Yacouba Ouattara n’est pas mieux loti. Devant son atelier, ce mécanicien de motocyclettes et vendeur de pièces détachées sirote le thé avec des collègues et amis. Il reste nostalgique de la période prospère où les activités étaient intenses. «J’allais acheter les pièces détachées au Burkina Faso pour les revendre, mais la présence des terroristes dans la zone me contraint à me rendre désormais à Korhogo», fait-il savoir. Selon lui, même si la frontière ivoiro-burkinabè n’est pas fermée physiquement, personne n’ose s’y aventurer. «Nous avons peur qu’ils nous assimilent à des espions au profit des Faci», avoue-t-il, tout en ajoutant que d’autres dangers guettent les personnes qui s’y aventurent. En plus d’être pris pour des espions, Yacouba Ouattara explique qu’il y a de gros risques pour les jeunes de se voir enrôler de force par «ces marchands de la mort».
Une lueur d’espoir
En dépit de cette atmosphère, Yacouba Ouattara fait partie des habitants qui affichent leur optimisme quant au retour d’une vie normale dans les prochains mois. «Nous prions Dieu pour que cette situation se normalise. Nous avons foi que cette menace va s’éloigner pour le grand bonheur des habitants de Tougbo en particulier, et de leurs voisins en général», espère-t-il.
Bonsa Souleymane n’en demande pas plus.

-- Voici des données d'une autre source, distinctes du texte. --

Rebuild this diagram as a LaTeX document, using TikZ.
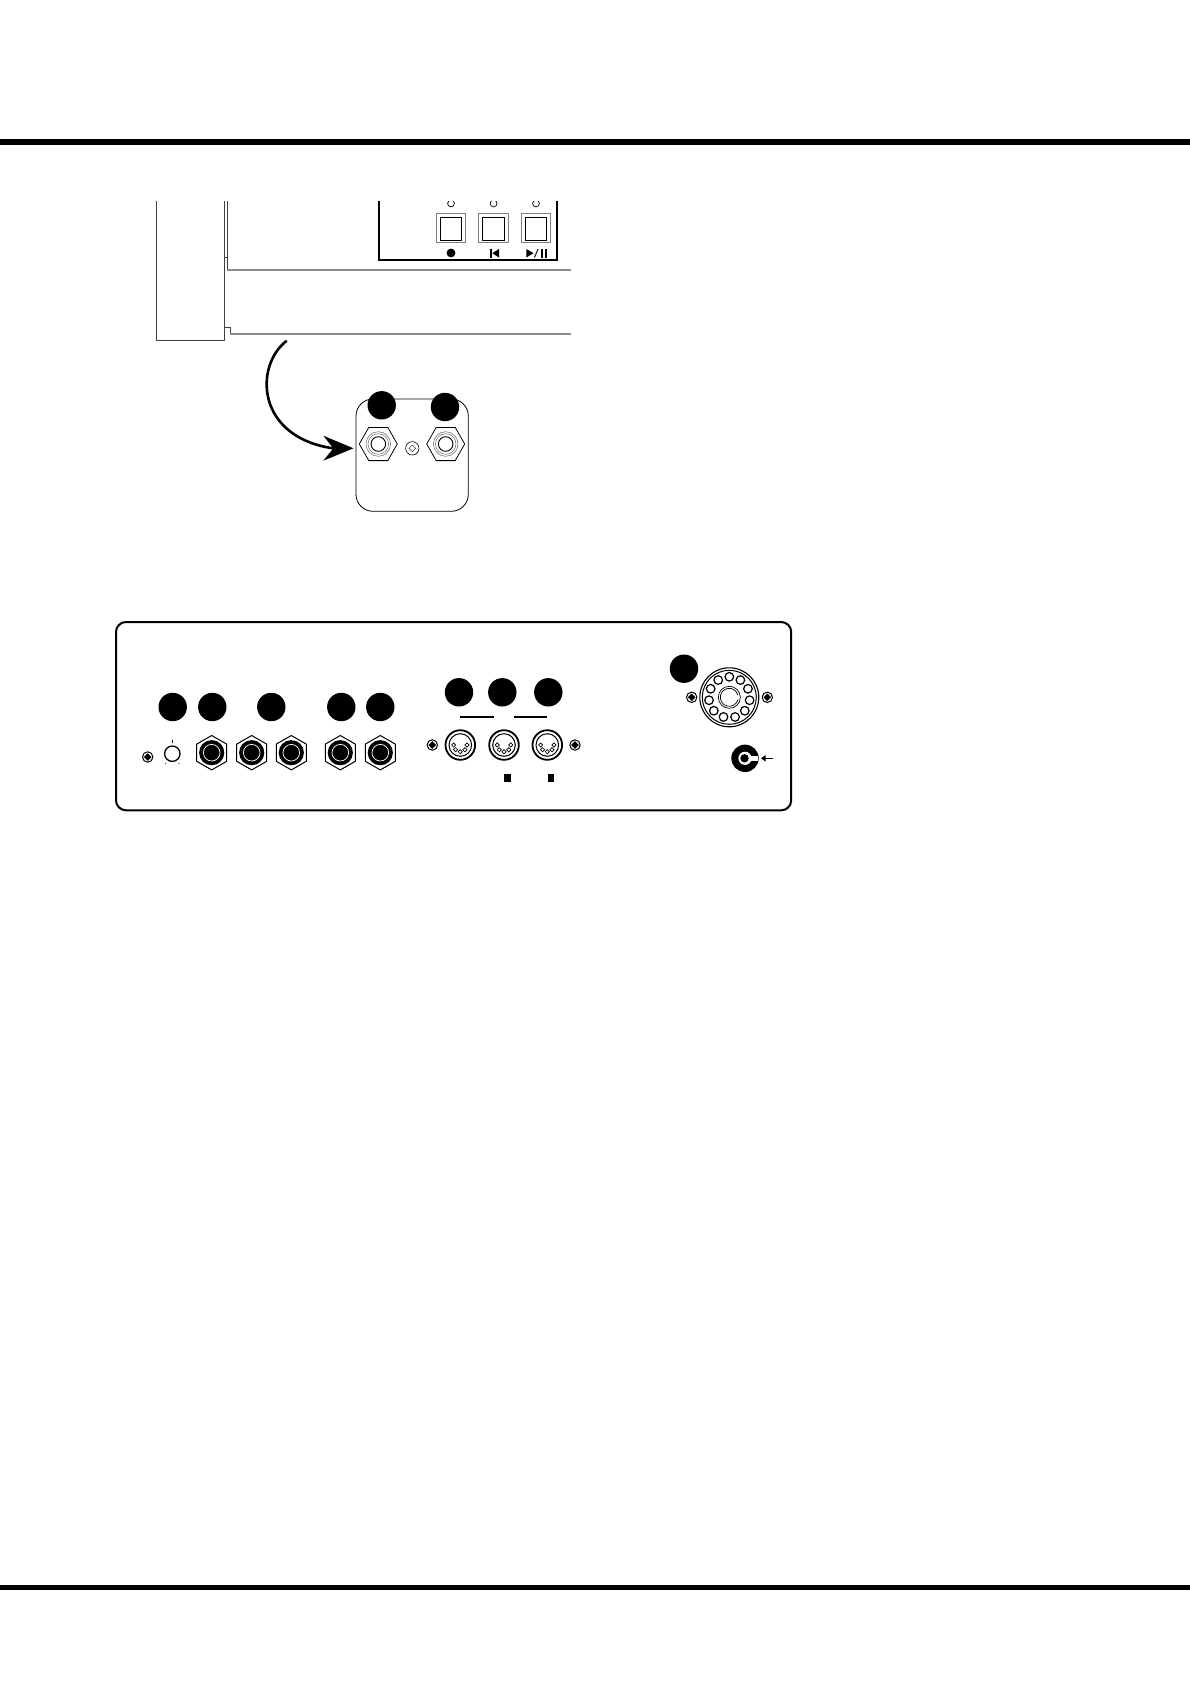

De nationalité burkinabè, ce marchand de téléphone mobile s’est retrouvé coincé en Côte d’Ivoire. Il fait partie de ces 6 000 ressortissants burkinabé qui ont trouvé refuge chez leurs frères ivoiriens de Tougbo. « Les populations ivoiriennes et burkinabè sont liées. Nous venons ici les jours de marché et vice versa pour nos frères ivoiriens lors des jours de marché au Burkina. Nous nous fréquentons au cours des évènements heureux comme malheureux. Nous avons bon espoir que cette situation sera derrière nous pour nous permettre de retrouver la joie de vivre et nos anciennes habitudes», c’est son vœu le plus cher.
Cet espoir,les populations de Tougbol’ont vu grandir grâce à la présence permanente et rassurante des soldats ivoiriens qui veillent, nuit et jour, au grain pour faire échec aux nombreuses tentatives d’incursion des forces du mal.
Lorsque l’hélicoptère du chef du gouvernement se pose sur le terrain de l’école primaire de cette sous-préfecture, la quasi-totalité des populations de Tougbo l’attendaient sur la place publique pour être témoins de la cérémonie. Un mouvement de masse comme pour faire bloc avec le gouvernement contre les bandes terroristes.